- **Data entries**
* Begin *

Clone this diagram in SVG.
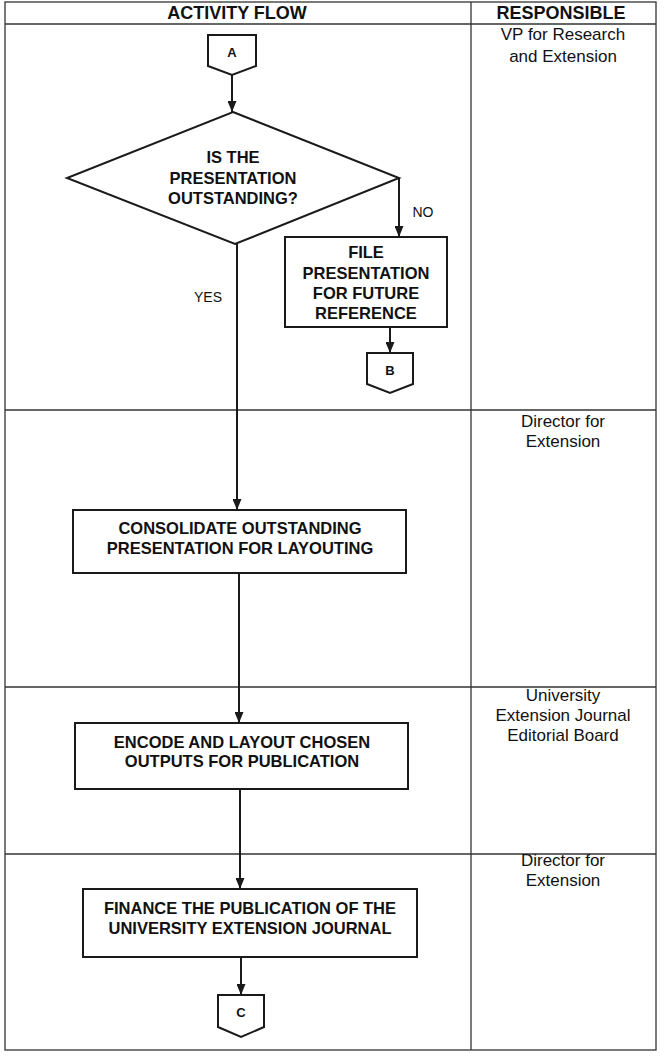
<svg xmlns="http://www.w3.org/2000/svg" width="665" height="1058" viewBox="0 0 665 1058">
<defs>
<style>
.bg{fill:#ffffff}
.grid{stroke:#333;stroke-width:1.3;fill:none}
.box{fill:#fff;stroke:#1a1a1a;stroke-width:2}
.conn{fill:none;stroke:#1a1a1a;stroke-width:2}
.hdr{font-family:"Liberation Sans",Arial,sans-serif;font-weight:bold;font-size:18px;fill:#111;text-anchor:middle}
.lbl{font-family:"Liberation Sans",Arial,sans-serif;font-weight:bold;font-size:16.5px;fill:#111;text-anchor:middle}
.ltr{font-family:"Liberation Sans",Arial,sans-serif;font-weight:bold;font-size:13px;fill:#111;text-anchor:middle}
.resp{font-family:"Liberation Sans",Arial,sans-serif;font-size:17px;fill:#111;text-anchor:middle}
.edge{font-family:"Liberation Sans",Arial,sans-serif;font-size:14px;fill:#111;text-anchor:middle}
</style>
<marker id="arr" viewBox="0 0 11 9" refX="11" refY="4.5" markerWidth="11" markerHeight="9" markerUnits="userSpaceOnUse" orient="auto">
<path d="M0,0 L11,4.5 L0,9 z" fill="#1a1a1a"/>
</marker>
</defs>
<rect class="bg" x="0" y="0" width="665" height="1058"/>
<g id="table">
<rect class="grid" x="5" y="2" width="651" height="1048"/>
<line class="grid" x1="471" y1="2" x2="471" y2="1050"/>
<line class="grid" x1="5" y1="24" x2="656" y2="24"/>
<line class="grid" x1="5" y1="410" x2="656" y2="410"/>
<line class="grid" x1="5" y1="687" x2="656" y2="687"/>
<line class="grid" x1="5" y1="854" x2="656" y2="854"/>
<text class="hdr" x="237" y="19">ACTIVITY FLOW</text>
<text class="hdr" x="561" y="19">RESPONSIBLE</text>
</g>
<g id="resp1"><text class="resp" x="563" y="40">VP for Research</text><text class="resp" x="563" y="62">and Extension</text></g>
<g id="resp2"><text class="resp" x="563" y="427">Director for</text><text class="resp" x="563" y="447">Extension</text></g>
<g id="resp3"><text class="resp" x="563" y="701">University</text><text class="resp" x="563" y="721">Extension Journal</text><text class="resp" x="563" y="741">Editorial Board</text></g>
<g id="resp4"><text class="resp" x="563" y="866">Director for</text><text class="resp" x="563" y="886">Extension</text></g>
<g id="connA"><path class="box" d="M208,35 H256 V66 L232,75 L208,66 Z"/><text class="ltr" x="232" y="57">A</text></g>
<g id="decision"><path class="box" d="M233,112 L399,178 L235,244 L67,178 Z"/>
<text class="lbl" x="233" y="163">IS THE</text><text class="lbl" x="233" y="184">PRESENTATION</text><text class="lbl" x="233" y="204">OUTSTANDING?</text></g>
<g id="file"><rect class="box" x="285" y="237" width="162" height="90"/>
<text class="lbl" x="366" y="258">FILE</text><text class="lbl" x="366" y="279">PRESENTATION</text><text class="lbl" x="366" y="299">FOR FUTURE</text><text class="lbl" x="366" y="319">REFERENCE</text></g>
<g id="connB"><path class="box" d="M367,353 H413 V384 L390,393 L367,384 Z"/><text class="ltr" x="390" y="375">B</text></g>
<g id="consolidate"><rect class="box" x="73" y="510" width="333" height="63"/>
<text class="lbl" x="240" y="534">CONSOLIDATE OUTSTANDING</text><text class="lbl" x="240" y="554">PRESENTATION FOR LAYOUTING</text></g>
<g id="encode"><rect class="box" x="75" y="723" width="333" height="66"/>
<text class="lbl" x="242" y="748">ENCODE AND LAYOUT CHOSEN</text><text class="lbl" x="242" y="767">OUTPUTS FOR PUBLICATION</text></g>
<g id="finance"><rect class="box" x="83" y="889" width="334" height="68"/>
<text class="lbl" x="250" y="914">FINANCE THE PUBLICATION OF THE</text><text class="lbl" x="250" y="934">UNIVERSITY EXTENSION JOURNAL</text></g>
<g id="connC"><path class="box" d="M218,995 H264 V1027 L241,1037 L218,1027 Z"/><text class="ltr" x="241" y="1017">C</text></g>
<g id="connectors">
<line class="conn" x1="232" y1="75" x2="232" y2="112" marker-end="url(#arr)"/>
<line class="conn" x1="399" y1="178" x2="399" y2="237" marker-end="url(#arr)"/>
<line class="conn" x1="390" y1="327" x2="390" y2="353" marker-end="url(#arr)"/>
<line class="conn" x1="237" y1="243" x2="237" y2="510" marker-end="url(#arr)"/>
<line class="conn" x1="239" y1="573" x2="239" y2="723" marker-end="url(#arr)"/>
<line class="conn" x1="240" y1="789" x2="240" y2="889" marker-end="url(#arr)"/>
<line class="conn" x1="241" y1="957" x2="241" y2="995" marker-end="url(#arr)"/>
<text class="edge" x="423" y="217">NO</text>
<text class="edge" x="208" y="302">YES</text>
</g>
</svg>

* End *
* Begin *

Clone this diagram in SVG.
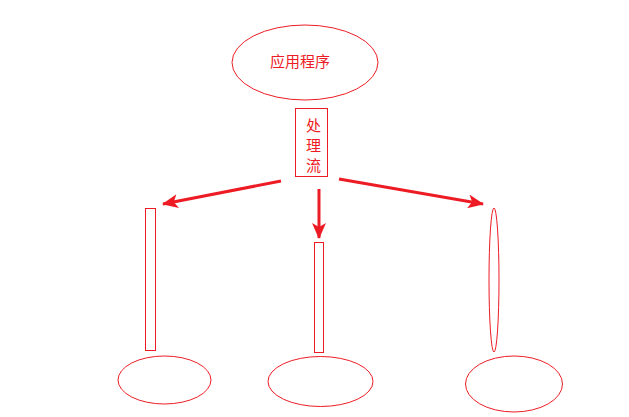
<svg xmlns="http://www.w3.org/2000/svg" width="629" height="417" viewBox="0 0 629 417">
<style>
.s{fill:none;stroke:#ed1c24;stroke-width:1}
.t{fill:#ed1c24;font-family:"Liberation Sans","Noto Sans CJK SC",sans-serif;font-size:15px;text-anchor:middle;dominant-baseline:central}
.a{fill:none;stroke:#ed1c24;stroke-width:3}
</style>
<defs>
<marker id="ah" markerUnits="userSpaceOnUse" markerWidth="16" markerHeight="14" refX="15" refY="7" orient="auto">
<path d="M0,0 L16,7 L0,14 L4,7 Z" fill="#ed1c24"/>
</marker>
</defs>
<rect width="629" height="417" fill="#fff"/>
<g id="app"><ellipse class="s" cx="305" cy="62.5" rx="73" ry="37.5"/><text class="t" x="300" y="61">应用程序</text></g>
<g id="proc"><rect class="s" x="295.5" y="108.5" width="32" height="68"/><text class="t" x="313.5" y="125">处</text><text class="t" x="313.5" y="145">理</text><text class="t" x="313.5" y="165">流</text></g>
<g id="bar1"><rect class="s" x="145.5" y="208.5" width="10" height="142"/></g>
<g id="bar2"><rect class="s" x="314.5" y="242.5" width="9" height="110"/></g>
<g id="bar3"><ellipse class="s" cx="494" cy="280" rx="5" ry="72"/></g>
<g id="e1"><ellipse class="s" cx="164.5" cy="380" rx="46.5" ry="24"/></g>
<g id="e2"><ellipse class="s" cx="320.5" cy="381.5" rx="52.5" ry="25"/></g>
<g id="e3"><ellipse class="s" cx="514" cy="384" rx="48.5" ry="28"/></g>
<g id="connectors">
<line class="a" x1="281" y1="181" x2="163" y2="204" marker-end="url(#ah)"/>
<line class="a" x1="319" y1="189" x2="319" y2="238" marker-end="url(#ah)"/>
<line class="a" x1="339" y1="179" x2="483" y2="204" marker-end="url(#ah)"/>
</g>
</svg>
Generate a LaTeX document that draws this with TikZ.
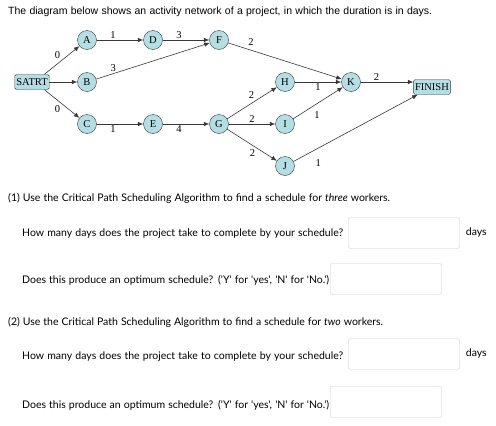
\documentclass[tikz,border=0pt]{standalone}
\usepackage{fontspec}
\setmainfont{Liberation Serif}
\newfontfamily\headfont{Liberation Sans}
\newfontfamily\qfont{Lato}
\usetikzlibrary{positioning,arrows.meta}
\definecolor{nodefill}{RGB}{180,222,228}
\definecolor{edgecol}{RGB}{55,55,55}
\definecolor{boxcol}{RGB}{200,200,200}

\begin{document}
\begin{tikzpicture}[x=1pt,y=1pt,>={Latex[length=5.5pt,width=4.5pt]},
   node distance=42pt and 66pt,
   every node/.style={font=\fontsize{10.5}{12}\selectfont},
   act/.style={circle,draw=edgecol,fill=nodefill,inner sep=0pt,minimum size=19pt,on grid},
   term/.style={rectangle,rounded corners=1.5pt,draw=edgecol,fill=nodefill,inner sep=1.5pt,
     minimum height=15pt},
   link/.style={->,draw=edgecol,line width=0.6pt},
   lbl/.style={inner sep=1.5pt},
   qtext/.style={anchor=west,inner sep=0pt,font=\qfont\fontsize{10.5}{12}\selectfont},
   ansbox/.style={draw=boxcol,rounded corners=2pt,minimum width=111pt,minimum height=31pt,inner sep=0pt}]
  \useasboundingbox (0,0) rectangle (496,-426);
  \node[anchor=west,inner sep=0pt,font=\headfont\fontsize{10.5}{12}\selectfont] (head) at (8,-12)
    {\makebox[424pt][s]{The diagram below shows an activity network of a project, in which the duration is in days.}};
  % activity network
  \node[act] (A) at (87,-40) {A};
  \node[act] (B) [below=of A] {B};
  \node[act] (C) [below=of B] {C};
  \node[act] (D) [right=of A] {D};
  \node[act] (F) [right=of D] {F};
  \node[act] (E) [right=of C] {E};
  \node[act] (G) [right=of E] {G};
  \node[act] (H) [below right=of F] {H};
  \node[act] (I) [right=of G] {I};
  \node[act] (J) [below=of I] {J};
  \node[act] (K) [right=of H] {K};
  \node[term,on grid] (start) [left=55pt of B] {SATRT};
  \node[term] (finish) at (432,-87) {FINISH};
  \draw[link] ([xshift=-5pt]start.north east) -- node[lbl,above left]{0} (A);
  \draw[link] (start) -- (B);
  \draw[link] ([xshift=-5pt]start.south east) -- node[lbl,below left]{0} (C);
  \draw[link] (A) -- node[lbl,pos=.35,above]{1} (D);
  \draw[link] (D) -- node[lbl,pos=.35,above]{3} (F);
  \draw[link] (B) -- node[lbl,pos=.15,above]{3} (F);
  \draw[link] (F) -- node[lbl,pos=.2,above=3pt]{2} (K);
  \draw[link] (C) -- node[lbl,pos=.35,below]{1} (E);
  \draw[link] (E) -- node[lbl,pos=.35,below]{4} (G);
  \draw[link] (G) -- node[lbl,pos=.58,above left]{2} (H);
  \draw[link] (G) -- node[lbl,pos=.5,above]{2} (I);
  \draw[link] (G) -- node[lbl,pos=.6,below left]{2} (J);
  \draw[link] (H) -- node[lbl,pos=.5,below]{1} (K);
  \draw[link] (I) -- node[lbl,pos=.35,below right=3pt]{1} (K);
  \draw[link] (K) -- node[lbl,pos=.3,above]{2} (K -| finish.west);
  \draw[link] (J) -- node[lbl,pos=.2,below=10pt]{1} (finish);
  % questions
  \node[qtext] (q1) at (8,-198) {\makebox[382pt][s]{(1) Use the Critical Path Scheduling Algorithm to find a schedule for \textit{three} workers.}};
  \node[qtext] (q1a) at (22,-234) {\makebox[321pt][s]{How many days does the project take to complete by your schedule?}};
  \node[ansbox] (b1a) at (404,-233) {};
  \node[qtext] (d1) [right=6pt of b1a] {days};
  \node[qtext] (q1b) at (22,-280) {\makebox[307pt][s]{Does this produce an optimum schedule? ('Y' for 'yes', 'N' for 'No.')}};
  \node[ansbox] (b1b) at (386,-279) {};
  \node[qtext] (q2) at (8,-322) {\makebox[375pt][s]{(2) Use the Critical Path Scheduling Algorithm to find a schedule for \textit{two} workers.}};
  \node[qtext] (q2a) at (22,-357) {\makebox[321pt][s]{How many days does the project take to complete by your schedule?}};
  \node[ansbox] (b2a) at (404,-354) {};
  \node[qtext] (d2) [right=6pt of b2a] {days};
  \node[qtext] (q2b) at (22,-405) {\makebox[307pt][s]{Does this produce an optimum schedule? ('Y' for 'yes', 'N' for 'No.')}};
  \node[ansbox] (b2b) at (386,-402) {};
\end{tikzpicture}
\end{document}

* End *

- **The exercise**
In the records above, collect each line with "this".

- **Response below**
Clone this diagram in SVG.
Clone this diagram in SVG.
Generate a LaTeX document that draws this with TikZ.
  \node[qtext] (q1b) at (22,-280) {\makebox[307pt][s]{Does this produce an optimum schedule? ('Y' for 'yes', 'N' for 'No.')}};
  \node[qtext] (q2b) at (22,-405) {\makebox[307pt][s]{Does this produce an optimum schedule? ('Y' for 'yes', 'N' for 'No.')}};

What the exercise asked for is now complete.